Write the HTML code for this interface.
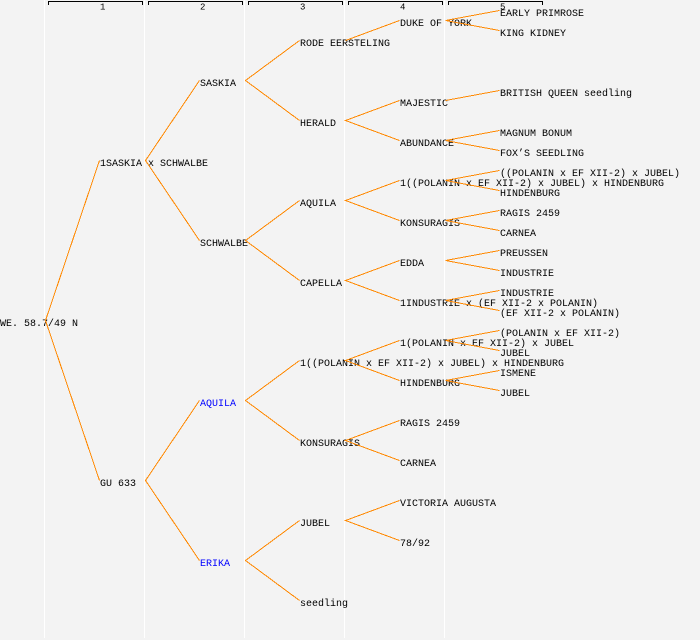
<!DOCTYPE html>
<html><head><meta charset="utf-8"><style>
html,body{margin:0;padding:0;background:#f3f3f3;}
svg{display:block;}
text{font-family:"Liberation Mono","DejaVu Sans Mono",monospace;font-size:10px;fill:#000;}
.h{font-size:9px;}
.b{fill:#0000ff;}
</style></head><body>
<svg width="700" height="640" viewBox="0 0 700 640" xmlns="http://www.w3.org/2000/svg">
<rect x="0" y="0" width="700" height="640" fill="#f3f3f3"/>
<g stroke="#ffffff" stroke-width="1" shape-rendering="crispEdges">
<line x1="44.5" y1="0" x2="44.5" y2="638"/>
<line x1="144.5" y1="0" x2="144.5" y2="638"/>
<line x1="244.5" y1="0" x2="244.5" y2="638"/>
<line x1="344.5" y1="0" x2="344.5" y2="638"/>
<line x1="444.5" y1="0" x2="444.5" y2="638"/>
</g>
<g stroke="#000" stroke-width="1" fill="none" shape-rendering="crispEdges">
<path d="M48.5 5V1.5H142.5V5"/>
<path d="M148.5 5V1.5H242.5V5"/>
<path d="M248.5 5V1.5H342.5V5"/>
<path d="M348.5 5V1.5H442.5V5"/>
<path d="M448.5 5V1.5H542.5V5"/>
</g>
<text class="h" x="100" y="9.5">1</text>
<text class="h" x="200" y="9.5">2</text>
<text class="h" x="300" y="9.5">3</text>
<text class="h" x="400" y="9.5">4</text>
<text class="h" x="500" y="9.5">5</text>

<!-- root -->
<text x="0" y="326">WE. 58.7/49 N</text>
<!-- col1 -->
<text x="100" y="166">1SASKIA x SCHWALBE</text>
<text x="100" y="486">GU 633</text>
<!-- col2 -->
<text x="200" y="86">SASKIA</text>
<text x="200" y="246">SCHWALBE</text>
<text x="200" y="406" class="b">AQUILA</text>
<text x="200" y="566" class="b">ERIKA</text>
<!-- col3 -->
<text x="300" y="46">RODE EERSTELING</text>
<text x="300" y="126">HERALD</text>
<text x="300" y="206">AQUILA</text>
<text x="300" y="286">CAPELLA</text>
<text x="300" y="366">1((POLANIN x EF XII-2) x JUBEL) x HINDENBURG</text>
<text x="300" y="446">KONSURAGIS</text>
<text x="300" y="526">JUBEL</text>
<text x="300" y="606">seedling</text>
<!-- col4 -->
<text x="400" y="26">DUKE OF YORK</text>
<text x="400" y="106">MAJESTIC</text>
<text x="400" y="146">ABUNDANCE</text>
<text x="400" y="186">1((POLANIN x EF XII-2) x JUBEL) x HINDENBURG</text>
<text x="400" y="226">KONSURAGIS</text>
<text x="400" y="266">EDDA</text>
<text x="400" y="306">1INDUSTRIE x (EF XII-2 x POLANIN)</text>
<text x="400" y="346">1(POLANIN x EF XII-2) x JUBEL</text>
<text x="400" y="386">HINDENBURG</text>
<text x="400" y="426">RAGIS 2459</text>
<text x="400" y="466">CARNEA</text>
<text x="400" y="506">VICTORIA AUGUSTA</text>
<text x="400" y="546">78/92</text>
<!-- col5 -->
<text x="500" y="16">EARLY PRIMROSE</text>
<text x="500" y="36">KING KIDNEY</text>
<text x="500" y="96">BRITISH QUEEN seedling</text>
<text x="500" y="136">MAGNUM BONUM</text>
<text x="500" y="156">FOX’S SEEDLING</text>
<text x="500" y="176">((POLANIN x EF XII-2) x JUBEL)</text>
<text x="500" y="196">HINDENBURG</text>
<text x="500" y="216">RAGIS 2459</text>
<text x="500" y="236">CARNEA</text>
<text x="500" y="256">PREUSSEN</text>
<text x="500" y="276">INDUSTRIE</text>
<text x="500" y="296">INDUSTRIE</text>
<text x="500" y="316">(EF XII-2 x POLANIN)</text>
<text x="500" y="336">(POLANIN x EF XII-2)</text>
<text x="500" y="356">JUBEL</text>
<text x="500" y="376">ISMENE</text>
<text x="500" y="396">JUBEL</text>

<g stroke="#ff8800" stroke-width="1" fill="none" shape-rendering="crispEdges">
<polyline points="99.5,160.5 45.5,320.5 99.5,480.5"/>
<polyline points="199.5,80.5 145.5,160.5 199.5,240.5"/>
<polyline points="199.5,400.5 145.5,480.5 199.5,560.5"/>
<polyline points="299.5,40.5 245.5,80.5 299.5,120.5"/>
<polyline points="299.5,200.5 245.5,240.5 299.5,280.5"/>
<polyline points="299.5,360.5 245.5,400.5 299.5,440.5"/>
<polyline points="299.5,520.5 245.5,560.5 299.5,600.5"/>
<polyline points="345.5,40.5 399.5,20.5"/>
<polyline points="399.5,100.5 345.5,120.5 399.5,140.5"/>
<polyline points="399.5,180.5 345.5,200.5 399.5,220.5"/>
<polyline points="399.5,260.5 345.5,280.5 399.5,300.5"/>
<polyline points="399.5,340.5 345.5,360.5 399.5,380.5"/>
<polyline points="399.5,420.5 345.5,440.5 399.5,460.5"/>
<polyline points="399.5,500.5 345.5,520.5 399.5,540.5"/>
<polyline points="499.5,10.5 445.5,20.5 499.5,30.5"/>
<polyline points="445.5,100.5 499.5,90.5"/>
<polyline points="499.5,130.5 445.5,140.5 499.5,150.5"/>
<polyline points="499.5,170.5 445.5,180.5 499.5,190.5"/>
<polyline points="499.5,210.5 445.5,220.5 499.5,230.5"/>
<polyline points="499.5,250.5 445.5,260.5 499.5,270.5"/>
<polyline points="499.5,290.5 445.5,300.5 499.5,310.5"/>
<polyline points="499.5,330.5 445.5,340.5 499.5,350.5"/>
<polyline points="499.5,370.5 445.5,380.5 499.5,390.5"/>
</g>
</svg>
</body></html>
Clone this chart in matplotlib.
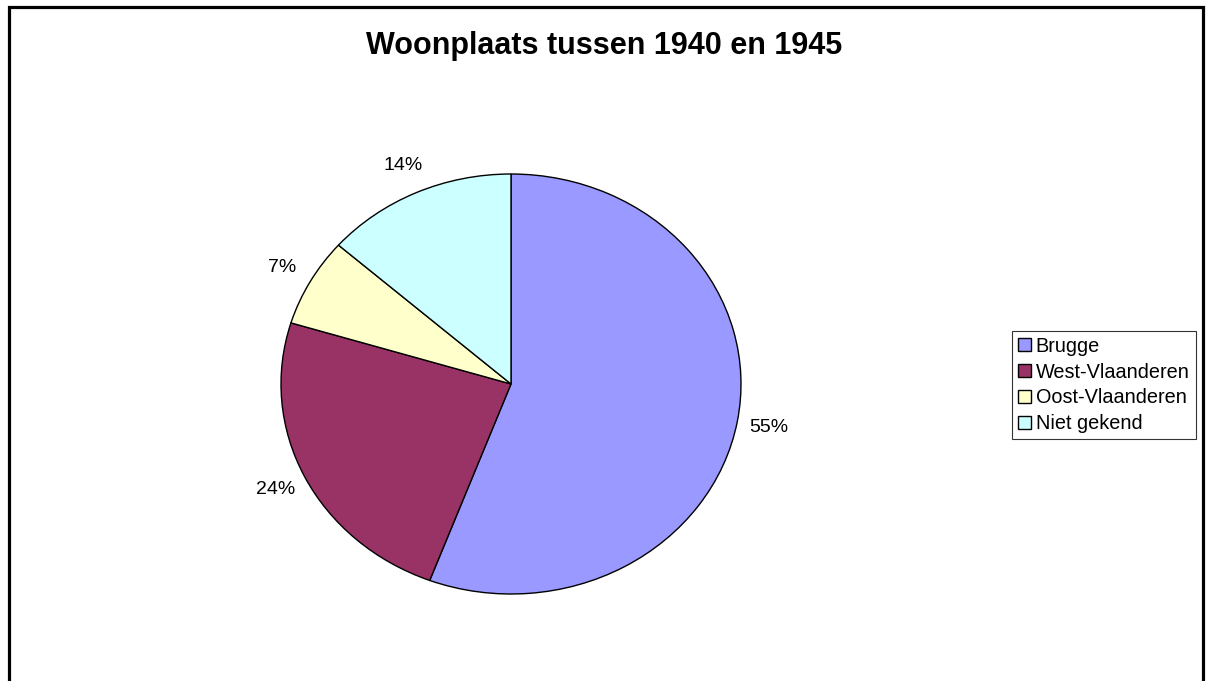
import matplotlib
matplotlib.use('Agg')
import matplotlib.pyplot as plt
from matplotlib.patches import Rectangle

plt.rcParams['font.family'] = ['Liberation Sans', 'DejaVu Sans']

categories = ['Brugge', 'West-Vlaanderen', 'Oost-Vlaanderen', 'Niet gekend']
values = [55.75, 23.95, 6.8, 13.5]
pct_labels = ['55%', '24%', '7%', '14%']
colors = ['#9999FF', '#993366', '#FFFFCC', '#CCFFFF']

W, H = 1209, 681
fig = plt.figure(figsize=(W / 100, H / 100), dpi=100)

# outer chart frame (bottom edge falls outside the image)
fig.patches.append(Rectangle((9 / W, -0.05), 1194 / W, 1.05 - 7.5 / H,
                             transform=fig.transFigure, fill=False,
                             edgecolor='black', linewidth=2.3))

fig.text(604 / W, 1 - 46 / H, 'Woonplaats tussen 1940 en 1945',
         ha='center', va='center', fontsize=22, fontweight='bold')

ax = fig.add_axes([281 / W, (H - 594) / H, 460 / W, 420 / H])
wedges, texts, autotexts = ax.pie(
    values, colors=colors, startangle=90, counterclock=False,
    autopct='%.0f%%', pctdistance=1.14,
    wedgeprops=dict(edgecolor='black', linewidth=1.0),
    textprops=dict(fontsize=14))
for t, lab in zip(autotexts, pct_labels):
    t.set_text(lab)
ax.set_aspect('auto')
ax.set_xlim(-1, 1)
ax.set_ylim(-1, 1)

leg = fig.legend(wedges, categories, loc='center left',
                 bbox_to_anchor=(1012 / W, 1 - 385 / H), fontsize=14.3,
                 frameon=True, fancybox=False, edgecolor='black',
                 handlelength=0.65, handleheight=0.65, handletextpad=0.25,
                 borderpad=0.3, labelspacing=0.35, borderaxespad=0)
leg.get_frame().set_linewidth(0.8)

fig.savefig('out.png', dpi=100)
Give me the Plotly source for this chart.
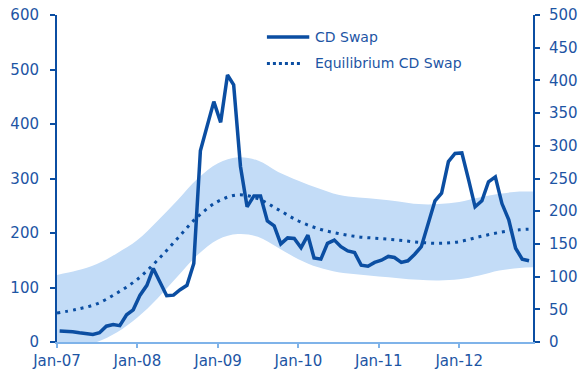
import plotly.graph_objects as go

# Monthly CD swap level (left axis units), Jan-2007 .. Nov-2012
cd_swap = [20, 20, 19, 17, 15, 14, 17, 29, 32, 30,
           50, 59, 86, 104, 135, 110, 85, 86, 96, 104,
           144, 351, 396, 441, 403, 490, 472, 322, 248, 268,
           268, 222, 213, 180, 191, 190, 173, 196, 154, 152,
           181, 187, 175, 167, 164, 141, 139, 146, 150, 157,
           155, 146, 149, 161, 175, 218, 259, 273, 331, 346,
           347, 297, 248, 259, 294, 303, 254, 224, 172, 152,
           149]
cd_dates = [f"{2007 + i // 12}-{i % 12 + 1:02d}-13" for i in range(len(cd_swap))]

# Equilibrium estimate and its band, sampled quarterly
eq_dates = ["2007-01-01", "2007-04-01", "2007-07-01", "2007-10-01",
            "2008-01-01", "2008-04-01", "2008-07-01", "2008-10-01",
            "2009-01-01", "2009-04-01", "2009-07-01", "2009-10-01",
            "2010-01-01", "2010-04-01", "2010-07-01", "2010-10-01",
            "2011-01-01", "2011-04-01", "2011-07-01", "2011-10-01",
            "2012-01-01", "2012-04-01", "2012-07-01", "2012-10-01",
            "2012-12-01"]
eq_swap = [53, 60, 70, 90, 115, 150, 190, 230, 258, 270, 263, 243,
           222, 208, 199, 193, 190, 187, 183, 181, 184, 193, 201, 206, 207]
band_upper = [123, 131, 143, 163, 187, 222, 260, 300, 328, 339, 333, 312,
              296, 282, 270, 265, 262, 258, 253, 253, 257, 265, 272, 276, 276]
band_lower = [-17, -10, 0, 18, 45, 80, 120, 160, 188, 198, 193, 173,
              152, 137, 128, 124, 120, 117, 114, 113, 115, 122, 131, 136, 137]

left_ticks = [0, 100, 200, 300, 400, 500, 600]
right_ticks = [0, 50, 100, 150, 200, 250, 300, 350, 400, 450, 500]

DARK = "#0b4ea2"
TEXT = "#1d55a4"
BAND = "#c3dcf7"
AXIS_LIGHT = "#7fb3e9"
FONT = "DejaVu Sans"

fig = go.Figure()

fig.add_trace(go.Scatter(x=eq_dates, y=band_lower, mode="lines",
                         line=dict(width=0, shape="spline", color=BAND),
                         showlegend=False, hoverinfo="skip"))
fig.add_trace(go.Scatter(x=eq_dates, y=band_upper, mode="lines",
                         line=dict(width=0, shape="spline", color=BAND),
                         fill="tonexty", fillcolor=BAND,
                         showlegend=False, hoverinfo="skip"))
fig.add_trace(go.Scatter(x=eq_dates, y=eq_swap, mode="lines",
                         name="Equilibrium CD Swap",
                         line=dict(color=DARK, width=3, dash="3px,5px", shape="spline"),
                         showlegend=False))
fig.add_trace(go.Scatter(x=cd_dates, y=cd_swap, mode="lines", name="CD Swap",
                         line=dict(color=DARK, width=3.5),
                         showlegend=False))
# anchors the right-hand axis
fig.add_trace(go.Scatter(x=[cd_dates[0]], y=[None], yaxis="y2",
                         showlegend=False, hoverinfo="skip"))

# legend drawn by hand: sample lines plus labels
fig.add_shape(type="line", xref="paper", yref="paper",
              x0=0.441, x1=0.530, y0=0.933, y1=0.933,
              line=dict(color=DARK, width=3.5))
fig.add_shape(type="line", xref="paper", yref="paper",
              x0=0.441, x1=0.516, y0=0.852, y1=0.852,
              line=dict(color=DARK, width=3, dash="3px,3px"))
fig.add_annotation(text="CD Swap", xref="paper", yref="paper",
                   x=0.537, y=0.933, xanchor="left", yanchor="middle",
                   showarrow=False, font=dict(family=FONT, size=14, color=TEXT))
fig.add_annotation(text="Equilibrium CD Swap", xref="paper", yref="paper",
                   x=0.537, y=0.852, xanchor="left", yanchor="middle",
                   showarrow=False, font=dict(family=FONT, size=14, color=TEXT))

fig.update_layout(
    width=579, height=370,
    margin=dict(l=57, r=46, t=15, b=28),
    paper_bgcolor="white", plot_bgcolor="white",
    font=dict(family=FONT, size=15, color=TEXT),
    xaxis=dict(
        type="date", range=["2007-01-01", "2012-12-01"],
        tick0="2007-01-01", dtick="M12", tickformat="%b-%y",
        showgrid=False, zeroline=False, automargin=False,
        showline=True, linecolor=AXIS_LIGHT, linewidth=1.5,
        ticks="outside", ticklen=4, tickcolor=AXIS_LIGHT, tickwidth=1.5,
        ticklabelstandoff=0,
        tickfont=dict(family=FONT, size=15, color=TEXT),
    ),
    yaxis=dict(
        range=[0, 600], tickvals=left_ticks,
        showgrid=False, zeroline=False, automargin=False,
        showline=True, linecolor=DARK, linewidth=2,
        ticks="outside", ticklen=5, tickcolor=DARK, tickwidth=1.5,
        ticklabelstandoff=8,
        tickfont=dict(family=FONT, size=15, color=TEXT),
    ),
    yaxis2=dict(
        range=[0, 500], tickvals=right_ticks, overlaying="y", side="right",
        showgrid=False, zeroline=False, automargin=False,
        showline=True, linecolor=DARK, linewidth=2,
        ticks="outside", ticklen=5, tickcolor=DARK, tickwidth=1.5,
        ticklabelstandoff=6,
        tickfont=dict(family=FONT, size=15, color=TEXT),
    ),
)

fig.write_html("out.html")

━━━━━━━━━━━━━━━━━━━━━━━━━━━━━━

* What the task asks *
Reproduce exactly the lines above starting at the line containing "Give me the Plotly source for this chart." and ending at the line containing "fig = go.Figure()", including both, but not the pictures.

* Answer in full *
Give me the Plotly source for this chart.
import plotly.graph_objects as go

# Monthly CD swap level (left axis units), Jan-2007 .. Nov-2012
cd_swap = [20, 20, 19, 17, 15, 14, 17, 29, 32, 30,
           50, 59, 86, 104, 135, 110, 85, 86, 96, 104,
           144, 351, 396, 441, 403, 490, 472, 322, 248, 268,
           268, 222, 213, 180, 191, 190, 173, 196, 154, 152,
           181, 187, 175, 167, 164, 141, 139, 146, 150, 157,
           155, 146, 149, 161, 175, 218, 259, 273, 331, 346,
           347, 297, 248, 259, 294, 303, 254, 224, 172, 152,
           149]
cd_dates = [f"{2007 + i // 12}-{i % 12 + 1:02d}-13" for i in range(len(cd_swap))]

# Equilibrium estimate and its band, sampled quarterly
eq_dates = ["2007-01-01", "2007-04-01", "2007-07-01", "2007-10-01",
            "2008-01-01", "2008-04-01", "2008-07-01", "2008-10-01",
            "2009-01-01", "2009-04-01", "2009-07-01", "2009-10-01",
            "2010-01-01", "2010-04-01", "2010-07-01", "2010-10-01",
            "2011-01-01", "2011-04-01", "2011-07-01", "2011-10-01",
            "2012-01-01", "2012-04-01", "2012-07-01", "2012-10-01",
            "2012-12-01"]
eq_swap = [53, 60, 70, 90, 115, 150, 190, 230, 258, 270, 263, 243,
           222, 208, 199, 193, 190, 187, 183, 181, 184, 193, 201, 206, 207]
band_upper = [123, 131, 143, 163, 187, 222, 260, 300, 328, 339, 333, 312,
              296, 282, 270, 265, 262, 258, 253, 253, 257, 265, 272, 276, 276]
band_lower = [-17, -10, 0, 18, 45, 80, 120, 160, 188, 198, 193, 173,
              152, 137, 128, 124, 120, 117, 114, 113, 115, 122, 131, 136, 137]

left_ticks = [0, 100, 200, 300, 400, 500, 600]
right_ticks = [0, 50, 100, 150, 200, 250, 300, 350, 400, 450, 500]

DARK = "#0b4ea2"
TEXT = "#1d55a4"
BAND = "#c3dcf7"
AXIS_LIGHT = "#7fb3e9"
FONT = "DejaVu Sans"

fig = go.Figure()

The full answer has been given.